Since the last post, trillions of dollars have spewed from the US Government's coffers to shore up the collapsing financial system, the auto industry, and other segments of the economy. If all this fails--and no one has come up with a better idea that hasn't failed (e.g. supply-side, trickle-down economics)--it's quite possible that currencies as we know them will be a thing of the past.
If so, what are we left with? Answer: the intrinsic value of goods and services. What's no longer here is a convenient yardstick to compare one thing against another. Conceivably, such a yardstick could evolve on its own as time goes on, but in the short run people with no currency can't buy the necessities of life. People could starve, be evicted, and go naked in the midst of immense wealth simply because we are all focused on the economic fairness that a currency allegedly provides.
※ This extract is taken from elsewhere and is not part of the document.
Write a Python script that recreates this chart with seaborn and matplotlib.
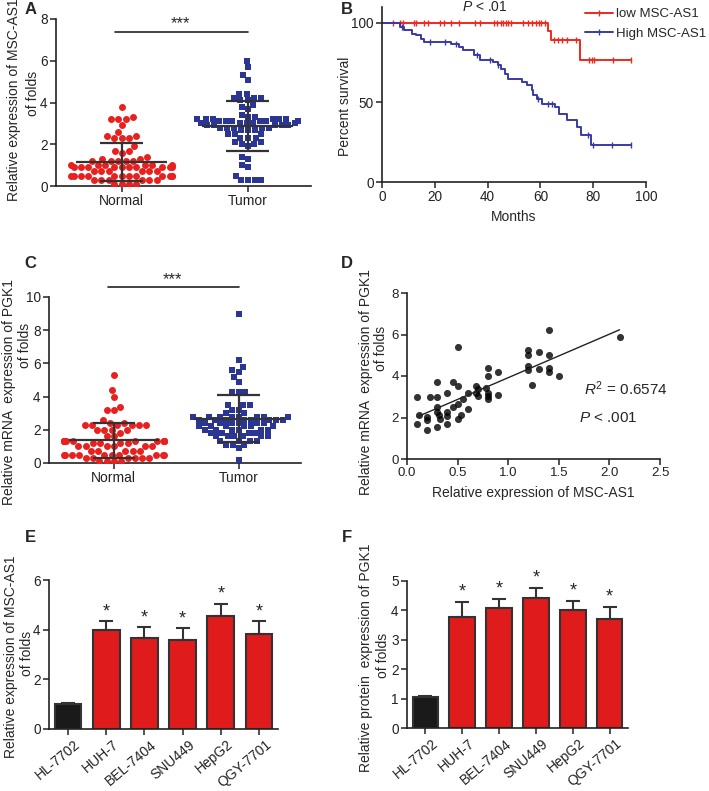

The point is that nothing has lost its value simply because we have no way to measure it. In the absence of money, people instinctively begin to barter goods and services, and that's fine as far as it goes. The problem is that we are so conditioned by the presence of money that we would try to make sure that every bartered transaction is "fair", and we will be so hamstrung if it isn't that we won't trade until it is.
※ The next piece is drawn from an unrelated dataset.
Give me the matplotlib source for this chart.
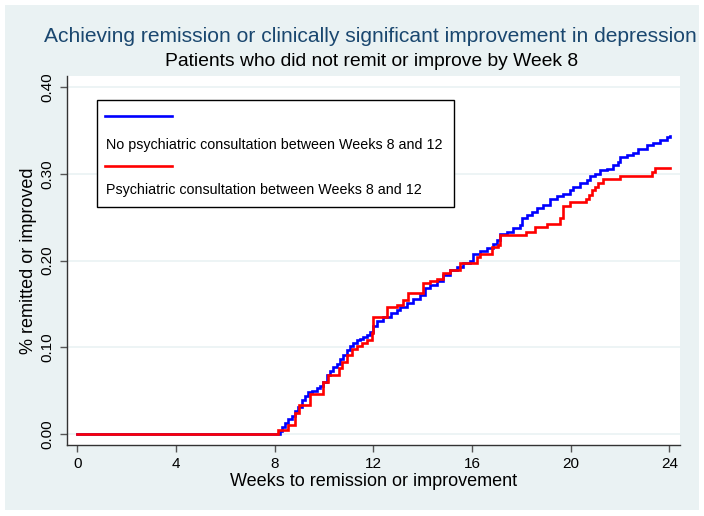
import matplotlib
matplotlib.use("Agg")
import matplotlib.pyplot as plt
from matplotlib.patches import Rectangle
from matplotlib.lines import Line2D

plt.rcParams['font.family'] = ['Liberation Sans', 'DejaVu Sans']

# Kaplan-Meier style cumulative proportions
blue_t = [0, 8.2, 8.28, 8.42, 8.56, 8.69, 8.82, 8.96, 9.1, 9.23, 9.36, 9.5, 9.7, 9.84,
          9.97, 10.11, 10.24, 10.38, 10.51, 10.65, 10.78, 10.92, 11.05, 11.19, 11.33,
          11.46, 11.59, 11.73, 11.86, 12.0, 12.14, 12.4, 12.7, 12.95, 13.09, 13.35,
          13.62, 13.89, 14.09, 14.3, 14.57, 14.84, 15.1, 15.38, 15.65, 15.92, 16.03,
          16.32, 16.6, 16.86, 17.0, 17.13, 17.4, 17.67, 17.94, 18.01, 18.22, 18.42,
          18.62, 18.89, 19.16, 19.43, 19.7, 19.97, 20.1, 20.37, 20.65, 20.78, 20.99,
          21.19, 21.46, 21.73, 21.93, 22.0, 22.27, 22.54, 22.74, 23.08, 23.35, 23.62,
          23.89, 24.02]
blue_v = [0, 0.004, 0.008, 0.013, 0.017, 0.021, 0.026, 0.031, 0.039, 0.044, 0.048,
          0.050, 0.053, 0.055, 0.060, 0.068, 0.073, 0.077, 0.081, 0.086, 0.091, 0.097,
          0.101, 0.105, 0.108, 0.110, 0.112, 0.114, 0.118, 0.124, 0.130, 0.135, 0.139,
          0.143, 0.146, 0.151, 0.156, 0.160, 0.168, 0.172, 0.176, 0.183, 0.189, 0.192,
          0.197, 0.200, 0.207, 0.211, 0.214, 0.219, 0.224, 0.230, 0.233, 0.237, 0.241,
          0.249, 0.252, 0.256, 0.260, 0.264, 0.271, 0.274, 0.277, 0.281, 0.285, 0.289,
          0.293, 0.297, 0.300, 0.304, 0.306, 0.310, 0.314, 0.319, 0.322, 0.324, 0.328,
          0.333, 0.336, 0.339, 0.342, 0.343]

red_t = [0, 8.15, 8.56, 8.82, 9.0, 9.43, 9.97, 10.17, 10.6, 10.72, 10.92, 11.12, 11.33,
         11.53, 11.73, 11.93, 12.0, 12.54, 12.95, 13.2, 13.42, 14.0, 14.3, 14.57, 14.84,
         15.1, 15.5, 16.19, 16.32, 16.8, 17.07, 17.13, 18.2, 18.55, 19.03, 19.57, 19.7,
         19.97, 20.6, 20.75, 20.88, 21.0, 21.12, 21.3, 22.0, 23.3, 23.42, 24.02]
red_v = [0, 0.005, 0.010, 0.024, 0.033, 0.046, 0.060, 0.068, 0.076, 0.083, 0.091,
         0.098, 0.101, 0.105, 0.108, 0.116, 0.135, 0.146, 0.149, 0.154, 0.163, 0.174,
         0.176, 0.179, 0.186, 0.189, 0.197, 0.204, 0.208, 0.216, 0.218, 0.229, 0.233,
         0.239, 0.242, 0.249, 0.263, 0.267, 0.271, 0.276, 0.281, 0.285, 0.289, 0.294,
         0.297, 0.302, 0.307, 0.307]

x_ticks = [0, 4, 8, 12, 16, 20, 24]
y_ticks = [0.0, 0.1, 0.2, 0.3, 0.4]
y_ticklabels = ["0.00", "0.10", "0.20", "0.30", "0.40"]

W, H = 704, 516
fig = plt.figure(figsize=(W / 100, H / 100), dpi=100, facecolor='white')
bg = '#EAF2F3'
fig.patches.append(Rectangle((5 / W, 6 / H), 694 / W, 505 / H, transform=fig.transFigure,
                             facecolor=bg, edgecolor='none', zorder=-10))

ax = fig.add_axes([66.7 / W, (H - 445) / H, (680 - 66.7) / W, (445 - 76) / H])
ax.set_zorder(1)
ax.set_facecolor('white')
ax.set_xlim(-0.43, 24.43)
ax.set_ylim(-0.0127, 0.4127)

for y in y_ticks:
    ax.axhline(y, color=bg, lw=1.2, zorder=1)

ax.step(blue_t, blue_v, where='post', color='#0000FF', lw=1.9, zorder=3,
        solid_joinstyle='miter')
ax.step(red_t, red_v, where='post', color='#FF0000', lw=1.9, zorder=4,
        solid_joinstyle='miter')

ax.set_xticks(x_ticks)
ax.set_xticklabels([str(t) for t in x_ticks], fontsize=11)
ax.set_yticks(y_ticks)
ax.set_yticklabels(y_ticklabels, fontsize=11, rotation=90, va='center')
for s in ['top', 'right']:
    ax.spines[s].set_visible(False)
for s in ['left', 'bottom']:
    ax.spines[s].set_color('#333333')
    ax.spines[s].set_linewidth(1.0)
ax.tick_params(axis='both', direction='out', length=5, color='#555555', width=1.0,
               labelcolor='black', pad=4)

ax.set_xlabel('Weeks to remission or improvement', fontsize=13, labelpad=1)
ax.set_ylabel('% remitted or improved', fontsize=13, labelpad=2)

fig.text(370.5 / W, 1 - 37 / H,
         'Achieving remission or clinically significant improvement in depression',
         ha='center', va='center', fontsize=15.1, color='#1A476F')
fig.text(372 / W, 1 - 61 / H, 'Patients who did not remit or improve by Week 8',
         ha='center', va='center', fontsize=13.9, color='black')

# legend drawn manually (Stata layout: key above label), inside the plot area
lax = fig.add_axes([0, 0, 1, 1], facecolor='none')
lax.set_zorder(5)
lax.set_xlim(0, W)
lax.set_ylim(H, 0)
lax.axis('off')
lax.add_patch(Rectangle((97, 100), 454 - 97, 207 - 100, facecolor='white',
                        edgecolor='black', lw=1.0))
lax.add_line(Line2D([105, 172], [116, 116], color='#0000FF', lw=1.9))
lax.add_line(Line2D([105, 172], [166, 166], color='#FF0000', lw=1.9))
lax.text(106, 145, 'No psychiatric consultation between Weeks 8 and 12',
         ha='left', va='center', fontsize=10.3)
lax.text(106, 190, 'Psychiatric consultation between Weeks 8 and 12',
         ha='left', va='center', fontsize=10.3)

fig.savefig('out.png', dpi=100, facecolor='white')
This attitude is based on the notion of scarcity. From scarcity comes hoarding. Both are based on fear: fear that we won't survive if there isn't "enough." Wealth, as we normally understand it is a form of hoarding. It is based on the notion that if we put enough of an economic armor around ourselves, we will be "safe." The chink in the armor is capsulized in the saying "You can't take it with you".
All of our notions about scarcity, safety, and wealth are based on the illusion of separate, individual existence. Advances in physics, biology, ecology, and other sciences should convince the most hard-boiled among us the this really is an illusion. As an example, our bodies seem to be the same from day to day, but if one looks at what's really going on from a systems point of view, we are constantly changing: inputting oxygen, outputting carbon dioxide and other waste products of the food that we input to keep the system functioning. I'd have to check the numbers, but I seem to recall that nearly every cell in our bodies is replaced in about seven years. The "body" is a matrix for all this activity. For this to work, the entire ecology has to support it.
Given this fact, the notion of getting and spending have to be called into question. Stuff flows in, stuff flows out. More accurately we're looking at the flow of stuff through matrices, and it's only because we can't apply our five senses (especially sight and hearing) to what's going on in the microscopic realm, that we can't operate from this perspective in the first place. It normally takes holding this conception in mind constantly to not operate this way.
But there are circumstances that push us out this set of attitudes. For instance, how do people behave in emergencies and national disasters? They almost automatically start helping each other. Newscasts always show neighbors helping neighbors in the aftermath of tornadoes, hurricanes, earthquakes, as well as man-made disasters such as war, often at significant risk to themselves. Our better instincts demand it, and only the most fearful can resist the urge. People who rescue others, soldiers who act to protect their buddies almost universally are puzzled when we label them as heroes. They always say, "I was just doing what anyone would do."
My guess is that this is what we'd do if confronted with massive economic collapse. We would make sure that everybody has what they need. Our better instincts are to protect the survival of the group rather than the largely illusory individual.